Indeed, when the Bay Area News Group asked officials at the Irvine, Riverside and San Diego campuses whether they knew the president’s office would be altering their responses to auditors, each campus directed questions back to the Office of the President.
UC Regent John Pérez even turned down an interview request because, according to his spokesman, officials from the president’s office had requested that all press inquiries go through them.
“Unbelievable,” said Lt. Gov. Gavin Newsom, who serves with Pérez on the board of regents — officials, he says, who are too often “lap dogs” for the Office of the President. “Enough said right there. If that’s the case, it just reinforces, full stop, my concern.”
But he’s not blaming Napolitano.
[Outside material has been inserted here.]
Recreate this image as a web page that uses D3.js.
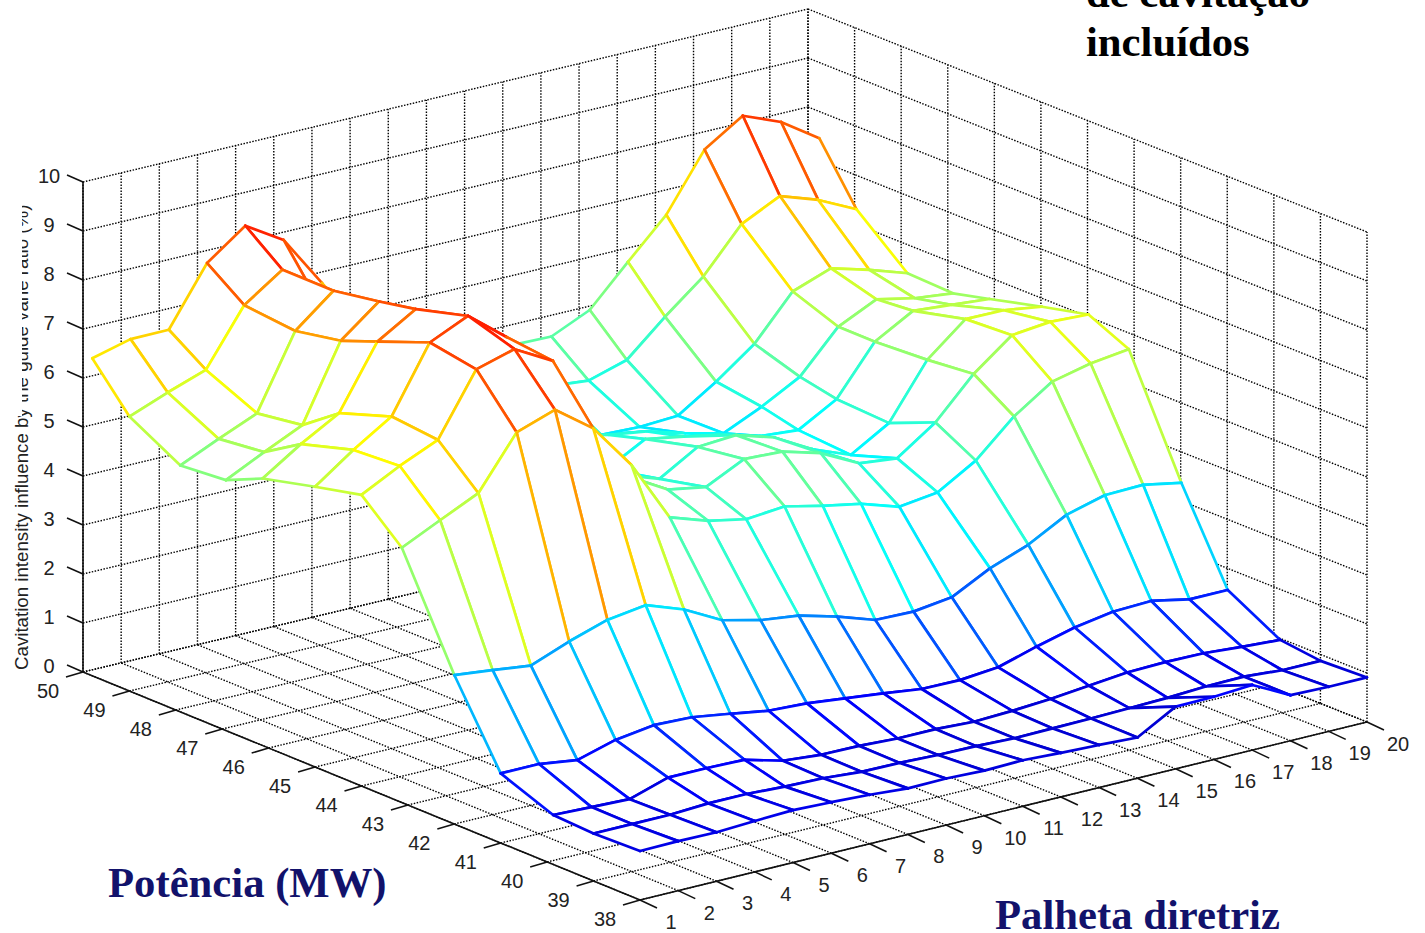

Newsom, who is running for governor, cites weak board oversight for the fact that UC has “the Legislature breathing down our necks.”
Napolitano declined to be interviewed for this story, but Nathan Brostrom, chief financial officer for the University of California, defended the president’s office in a phone interview on Thursday, calling elements of the audit’s tone and characterization “unfortunate.” He disputed the idea that the central administration — whose budget makes up $747 million of UC’s total operating budget of $31.5 billion — maintains a “slush fund,” as lawmakers have charged, and said much of the funding in question was tied to specific initiatives, such as cybersecurity and sexual violence prevention.
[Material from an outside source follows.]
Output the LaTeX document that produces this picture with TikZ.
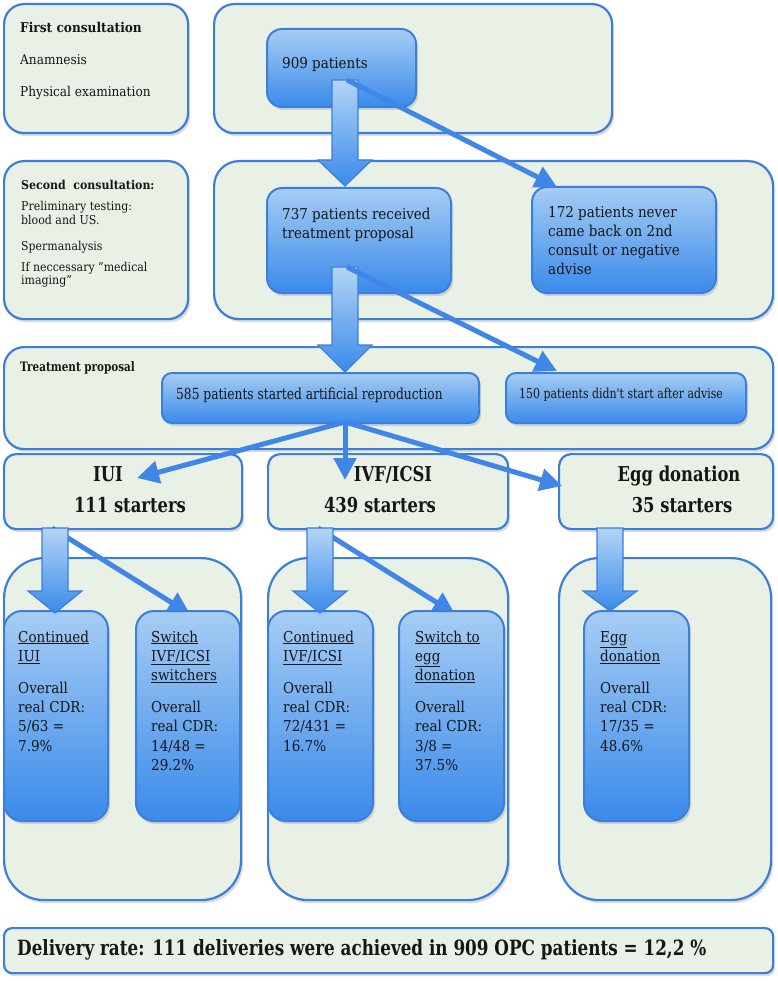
\documentclass[tikz,border=0pt]{standalone}
\usepackage{fontspec}
\setmainfont{DejaVu Serif}[FakeStretch=0.9]
\newfontfamily\condfont{DejaVu Serif}[FakeStretch=0.8]
\usetikzlibrary{shadows,arrows.meta}
\definecolor{outerfill}{RGB}{233,241,231}
\definecolor{bordercol}{RGB}{60,126,220}
\definecolor{bluetop}{RGB}{166,205,244}
\definecolor{bluebot}{RGB}{58,138,234}
\definecolor{arrowcol}{RGB}{63,134,230}
\definecolor{txt}{RGB}{22,22,22}
\newcommand\blockarr[4]{\path[blockarrow] (#1-13,#2) -- (#1+13,#2) -- (#1+13,#3) -- (#1+27,#3) -- (#1,#4) -- (#1-27,#3) -- (#1-13,#3) -- cycle;}
\newcommand\ml[1]{\begin{tabular}[t]{@{}l@{}}#1\end{tabular}}
\begin{document}
\begin{tikzpicture}[x=1pt,y=-1pt,
  shad/.style={drop shadow={shadow xshift=2pt,shadow yshift=-3pt,opacity=0.28}},
  outerbox/.style={draw=bordercol, line width=2.2pt, fill=outerfill, rounded corners=20pt, inner sep=0pt, anchor=north west, shad},
  bluebox/.style={draw=bordercol, line width=2pt, top color=bluetop, bottom color=bluebot, rounded corners=15pt, inner sep=0pt, anchor=north west, shad},
  thinarrow/.style={draw=arrowcol, line width=5pt, -{Triangle[length=22pt,width=22pt]}},
  blockarrow/.style={draw=bordercol, line width=1.2pt, top color=bluetop!85!white, bottom color=bluebot},
  lbl/.style={text=txt, inner sep=0pt, anchor=base west},
  clbl/.style={text=txt, inner sep=0pt, anchor=base},
  fA/.style={font=\fontsize{13.5}{16}\selectfont},
  fC/.style={font=\fontsize{12.2}{13.5}\selectfont},
  fB/.style={font=\fontsize{15}{19}\selectfont},
  fD/.style={font=\fontsize{15}{19.3}\selectfont},
  fS/.style={font=\condfont\bfseries\fontsize{20.5}{24}\selectfont},
]
\useasboundingbox (0,0) rectangle (777,981);
\fill[white] (0,0) rectangle (777,981);

% ---------- outer boxes ----------
\node[outerbox, minimum width=184pt, minimum height=129pt] (boxA) at (3,3) {};
\node[outerbox, minimum width=398pt, minimum height=129pt] (boxB) at (213,3) {};
\node[outerbox, minimum width=184pt, minimum height=158pt] (boxC) at (3,160) {};
\node[outerbox, rounded corners=25pt, minimum width=559pt, minimum height=158pt] (boxD) at (213,160) {};
\node[outerbox, minimum width=769pt, minimum height=102pt] (boxE) at (3,346) {};
\node[outerbox, rounded corners=12pt, minimum width=238pt, minimum height=75pt] (iui) at (3,453) {};
\node[outerbox, rounded corners=12pt, minimum width=240pt, minimum height=75pt] (ivf) at (267,453) {};
\node[outerbox, rounded corners=12pt, minimum width=214pt, minimum height=75pt] (egg) at (558,453) {};
\node[outerbox, rounded corners=40pt, minimum width=237pt, minimum height=342pt] (gIUI) at (3,557) {};
\node[outerbox, rounded corners=40pt, minimum width=240pt, minimum height=342pt] (gIVF) at (267,557) {};
\node[outerbox, rounded corners=40pt, minimum width=212pt, minimum height=342pt] (gEGG) at (558,557) {};
\node[outerbox, rounded corners=8pt, minimum width=769pt, minimum height=45pt] (deliv) at (3,927) {};

% ---------- thin arrows hidden partly under switch boxes ----------
\coordinate (sI) at (52,528);
\coordinate (eI) at (190,614);
\coordinate (sV) at (318,528);
\coordinate (eV) at (455,614);
\draw[thinarrow] (sI) -- (eI);
\draw[thinarrow] (sV) -- (eV);

% ---------- blue boxes ----------
\node[bluebox, minimum width=149pt, minimum height=78pt] (b909) at (266,28) {};
\node[bluebox, minimum width=184pt, minimum height=105pt] (b737) at (266,187) {};
\node[bluebox, minimum width=184pt, minimum height=106pt] (b172) at (531,186) {};
\node[bluebox, rounded corners=10pt, minimum width=317pt, minimum height=50pt] (b585) at (161,372) {};
\node[bluebox, rounded corners=10pt, minimum width=240pt, minimum height=50pt] (b150) at (505,372) {};
\node[bluebox, rounded corners=18pt, minimum width=104pt, minimum height=210pt] (cI) at (3,610) {};
\node[bluebox, rounded corners=18pt, minimum width=104pt, minimum height=210pt] (sw1) at (135,610) {};
\node[bluebox, rounded corners=18pt, minimum width=105pt, minimum height=210pt] (cV) at (267,610) {};
\node[bluebox, rounded corners=18pt, minimum width=105pt, minimum height=210pt] (sw2) at (398,610) {};
\node[bluebox, rounded corners=18pt, minimum width=105pt, minimum height=210pt] (cE) at (583,610) {};

% ---------- block arrows ----------
\blockarr{345}{80}{160}{186}
\blockarr{345}{267}{345}{372}
\blockarr{55}{528}{591}{613}
\blockarr{320}{528}{591}{613}
\blockarr{610}{528}{591}{611}

% ---------- thin arrows ----------
\coordinate (s1) at (347,80);
\coordinate (e1) at (557,187);
\coordinate (s2) at (347,267);
\coordinate (e2) at (557,371);
\coordinate (s3) at (345,422);
\coordinate (eIUI) at (137,478);
\coordinate (eIVF) at (345,480);
\coordinate (eEGG) at (562,486);
\draw[thinarrow] (s1) -- (e1);
\draw[thinarrow] (s2) -- (e2);
\draw[thinarrow] (s3) -- (eIUI);
\draw[thinarrow] (s3) -- (eIVF);
\draw[thinarrow] (s3) -- (eEGG);

% ---------- texts: left column ----------
\node[lbl, font=\bfseries\fontsize{13.5}{16}\selectfont] (tA1) at (20,33) {First consultation};
\node[lbl, fA] (tA2) at (20,65) {Anamnesis};
\node[lbl, fA] (tA3) at (20,97) {Physical examination};
\node[lbl, font=\bfseries\fontsize{12.2}{13.5}\selectfont] (tC1) at (21,190) {Second\ \ consultation:};
\node[lbl, fC] (tC2) at (21,211) {\ml{Preliminary testing:\\blood and US.\\[12.5pt]Spermanalysis\\[7.5pt]If neccessary "medical\\imaging"}};

% ---------- texts: blue boxes top ----------
\node[lbl, fB] (t909) at (282,69) {909 patients};
\node[lbl, fB] (t737) at (282,220) {\ml{737 patients received\\treatment proposal}};
\node[lbl, fB] (t172) at (548,218) {\ml{172 patients never\\came back on 2nd\\consult or negative\\advise}};

% ---------- treatment proposal row ----------
\node[lbl, font=\condfont\bfseries\fontsize{13}{15}\selectfont] (tE) at (20,371) {Treatment proposal};
\node[lbl, font=\condfont\fontsize{15.3}{18}\selectfont] (t585) at (176,399) {585 patients started artificial reproduction};
\node[lbl, font=\condfont\fontsize{13.7}{16}\selectfont] (t150) at (519,398) {150 patients didn't start after advise};

% ---------- starters ----------
\node[clbl, fS] (tIUI1) at (108,481) {IUI};
\node[clbl, fS] (tIUI2) at (130,512) {111 starters};
\node[clbl, fS] (tIVF1) at (393,481) {IVF/ICSI};
\node[clbl, fS] (tIVF2) at (380,512) {439 starters};
\node[clbl, fS] (tEGG1) at (679,481) {Egg donation};
\node[clbl, fS] (tEGG2) at (682,512) {35 starters};

% ---------- CDR boxes ----------
\node[lbl, fD] (tcI) at (18,642) {\ml{\underline{Continued}\\\underline{IUI}\\[12.7pt]Overall\\real CDR:\\5/63 =\\7.9\%}};
\node[lbl, fD] (tsw1) at (151,642) {\ml{\underline{Switch}\\\underline{IVF/ICSI}\\\underline{switchers}\\[12.7pt]Overall\\real CDR:\\14/48 =\\29.2\%}};
\node[lbl, fD] (tcV) at (283,642) {\ml{\underline{Continued}\\\underline{IVF/ICSI}\\[12.7pt]Overall\\real CDR:\\72/431 =\\16.7\%}};
\node[lbl, fD] (tsw2) at (415,642) {\ml{\underline{Switch to}\\\underline{egg}\\\underline{donation}\\[12.7pt]Overall\\real CDR:\\3/8 =\\37.5\%}};
\node[lbl, fD] (tcE) at (600,642) {\ml{\underline{Egg}\\\underline{donation}\\[12.7pt]Overall\\real CDR:\\17/35 =\\48.6\%}};

% ---------- delivery ----------
\node[lbl, font=\condfont\bfseries\fontsize{21}{24}\selectfont] (tdel) at (17,955) {Delivery rate: 111 deliveries were achieved in 909 OPC patients = 12,2 \%};
\end{tikzpicture}
\end{document}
But the latest revelations have already caused turmoil for UC, with growing calls to cancel the tuition hikes and even new legislation to force such a move.
Yet, while many interviewed for this story were quick to blast the Office of the President or the regents for the audit findings, they were hesitant to place the blame on Napolitano, who once vowed to bring transparency and spending controls to the bureaucracy headquartered in downtown Oakland.
“I remain a supporter of Janet’s,” Newsom said. “I still believe in her.”
Even Kathryn Lybarger, an outspoken critic of UC’s management who leads a union representing UC’s lower-wage workers, AFSCME Local 3299, declined to say whether Napolitano was responsible for the problems, saying only that it should be further investigated.
Paul Monge Rodriguez, a UC Berkeley graduate student appointed to represent UC students on the board of regents next year, said Napolitano has worked more closely with students than previous presidents and generally has “led us in a positive direction from where we started.”
Schnur said it was understandable why people, politicians especially, might avoid pointing out Napolitano’s failings on the job. “She might be politically wounded at the moment,” he said, “but she’s going to recover, and she probably has a very long memory, so there’s not much incentive for anyone to get in her doghouse.”
In 2015, after Brown and Napolitano clashed publicly over the tuition-hike threat, they struck a deal: The state would help to pay down the system’s pension debt and help to fund enrollment expansion if UC kept tuition flat for another two years, made pension reforms, and added 10,000 more in-state spots for undergraduates.
But two years later, the university says it has no choice but to raise fees again this fall — by $336 to $12,370.
Napolitano also has been coping with her own personal struggles. She was hospitalized in January for side-effects of cancer treatment. She kept the news private, telling only the chairwoman of the board, Monica Lozano.
Lozano took a defensive posture about the latest audit in an interview Friday. She said she stood with the president, saying Napolitano has harnessed the university’s size and brainpower to take on “great social challenges.”
“I think Janet Napolitano is a tremendously effective leader for the University of California,” she said.
Newsom said he has no doubt Napolitano can tackle the bureaucratic problems highlighted in the audit or that she “has the political skills to smooth things over with the Legislature.”
“The fact that she hasn’t,” he said, “doesn’t mean she won’t and can’t.”